--- Required work ---
Reproduce each line of the material exactly, minus any picture.

··········

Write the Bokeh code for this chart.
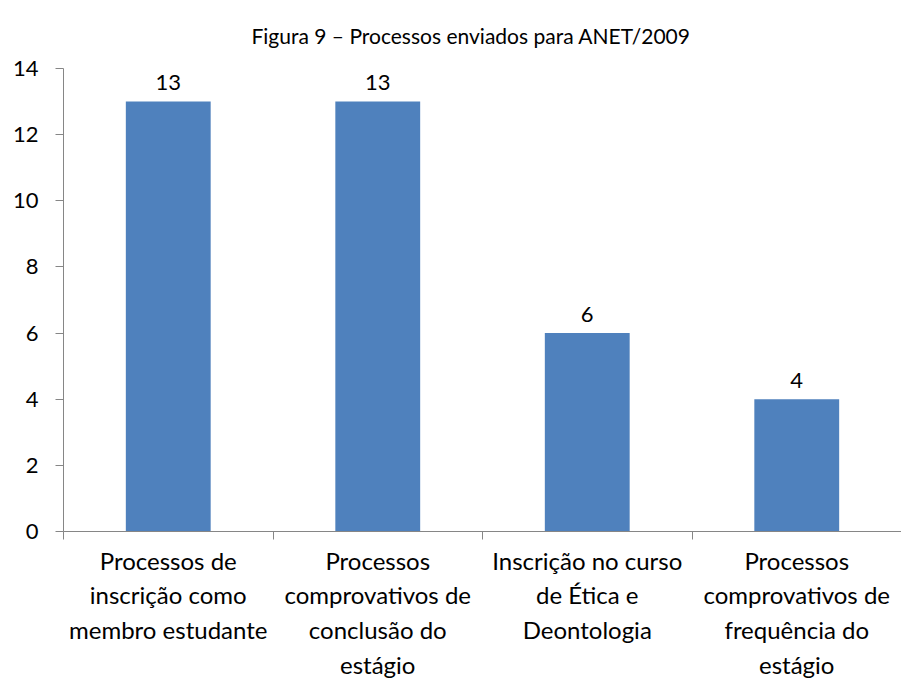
from bokeh.plotting import figure
from bokeh.models import FixedTicker, Range1d, ColumnDataSource, LinearAxis
from bokeh.core.properties import value
from bokeh.embed import file_html
from bokeh.resources import INLINE

categories = [
    "Processos de\ninscrição como\nmembro estudante",
    "Processos\ncomprovativos de\nconclusão do\nestágio",
    "Inscrição no curso\nde Ética e\nDeontologia",
    "Processos\ncomprovativos de\nfrequência do\nestágio",
]
values = [13, 13, 6, 4]
y_ticks = [0, 2, 4, 6, 8, 10, 12, 14]
title_text = "Figura 9 – Processos enviados para ANET/2009"

FONT = "Lato"
AXIS_COLOR = "#868686"

xs = [i + 0.5 for i in range(len(categories))]
src = ColumnDataSource(dict(x=xs, top=values, lab=[str(v) for v in values]))

p = figure(width=901, height=681, output_backend="svg", toolbar_location=None,
           x_range=Range1d(0, len(categories)), y_range=Range1d(0, 14),
           x_axis_location=None, y_axis_location=None,
           min_border_left=63, min_border_right=0, min_border_top=0, min_border_bottom=131)
p.outline_line_color = None
p.grid.visible = False
p.background_fill_color = "white"
p.border_fill_color = "white"

p.vbar(x="x", top="top", width=0.405, bottom=0, source=src, fill_color="#4F81BD", line_color=None)
p.text(x="x", y="top", text="lab", source=src, text_align="center", text_baseline="alphabetic",
       y_offset=-19, text_font=value(FONT), text_font_size="22px", text_color="black")

yaxis = LinearAxis(ticker=FixedTicker(ticks=y_ticks, minor_ticks=[]))
yaxis.axis_line_color = AXIS_COLOR
yaxis.major_tick_line_color = AXIS_COLOR
yaxis.major_tick_in = 0
yaxis.major_tick_out = 8
yaxis.major_label_standoff = 17
yaxis.major_label_text_font = FONT
yaxis.major_label_text_font_size = "22px"
yaxis.major_label_text_color = "black"
p.add_layout(yaxis, "left")

xaxis = LinearAxis(ticker=FixedTicker(ticks=xs, minor_ticks=list(range(len(categories) + 1))))
xaxis.major_label_overrides = {x: c for x, c in zip(xs, categories)}
xaxis.axis_line_color = AXIS_COLOR
xaxis.major_tick_line_color = None
xaxis.major_tick_out = 8
xaxis.minor_tick_line_color = AXIS_COLOR
xaxis.minor_tick_in = 0
xaxis.minor_tick_out = 8
xaxis.major_label_standoff = 6
xaxis.major_label_text_font = FONT
xaxis.major_label_text_font_size = "24px"
xaxis.major_label_text_color = "black"
xaxis.major_label_text_line_height = 1.2
p.add_layout(xaxis, "below")

p.title.text = title_text
p.title.align = "left"
p.title.offset = 188
p.title.text_font = FONT
p.title.text_font_size = "21px"
p.title.text_font_style = "normal"
p.title.text_color = "black"
p.title.standoff = 41

open("out.html", "w").write(file_html(p, INLINE))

··········

--- Exercise response ---
Write the Bokeh code for this chart.
from bokeh.plotting import figure
from bokeh.models import FixedTicker, Range1d, ColumnDataSource, LinearAxis
from bokeh.core.properties import value
from bokeh.embed import file_html
from bokeh.resources import INLINE

categories = [
    "Processos de\ninscrição como\nmembro estudante",
    "Processos\ncomprovativos de\nconclusão do\nestágio",
    "Inscrição no curso\nde Ética e\nDeontologia",
    "Processos\ncomprovativos de\nfrequência do\nestágio",
]
values = [13, 13, 6, 4]
y_ticks = [0, 2, 4, 6, 8, 10, 12, 14]
title_text = "Figura 9 – Processos enviados para ANET/2009"

FONT = "Lato"
AXIS_COLOR = "#868686"

xs = [i + 0.5 for i in range(len(categories))]
src = ColumnDataSource(dict(x=xs, top=values, lab=[str(v) for v in values]))

p = figure(width=901, height=681, output_backend="svg", toolbar_location=None,
           x_range=Range1d(0, len(categories)), y_range=Range1d(0, 14),
           x_axis_location=None, y_axis_location=None,
           min_border_left=63, min_border_right=0, min_border_top=0, min_border_bottom=131)
p.outline_line_color = None
p.grid.visible = False
p.background_fill_color = "white"
p.border_fill_color = "white"

p.vbar(x="x", top="top", width=0.405, bottom=0, source=src, fill_color="#4F81BD", line_color=None)
p.text(x="x", y="top", text="lab", source=src, text_align="center", text_baseline="alphabetic",
       y_offset=-19, text_font=value(FONT), text_font_size="22px", text_color="black")

yaxis = LinearAxis(ticker=FixedTicker(ticks=y_ticks, minor_ticks=[]))
yaxis.axis_line_color = AXIS_COLOR
yaxis.major_tick_line_color = AXIS_COLOR
yaxis.major_tick_in = 0
yaxis.major_tick_out = 8
yaxis.major_label_standoff = 17
yaxis.major_label_text_font = FONT
yaxis.major_label_text_font_size = "22px"
yaxis.major_label_text_color = "black"
p.add_layout(yaxis, "left")

xaxis = LinearAxis(ticker=FixedTicker(ticks=xs, minor_ticks=list(range(len(categories) + 1))))
xaxis.major_label_overrides = {x: c for x, c in zip(xs, categories)}
xaxis.axis_line_color = AXIS_COLOR
xaxis.major_tick_line_color = None
xaxis.major_tick_out = 8
xaxis.minor_tick_line_color = AXIS_COLOR
xaxis.minor_tick_in = 0
xaxis.minor_tick_out = 8
xaxis.major_label_standoff = 6
xaxis.major_label_text_font = FONT
xaxis.major_label_text_font_size = "24px"
xaxis.major_label_text_color = "black"
xaxis.major_label_text_line_height = 1.2
p.add_layout(xaxis, "below")

p.title.text = title_text
p.title.align = "left"
p.title.offset = 188
p.title.text_font = FONT
p.title.text_font_size = "21px"
p.title.text_font_style = "normal"
p.title.text_color = "black"
p.title.standoff = 41

open("out.html", "w").write(file_html(p, INLINE))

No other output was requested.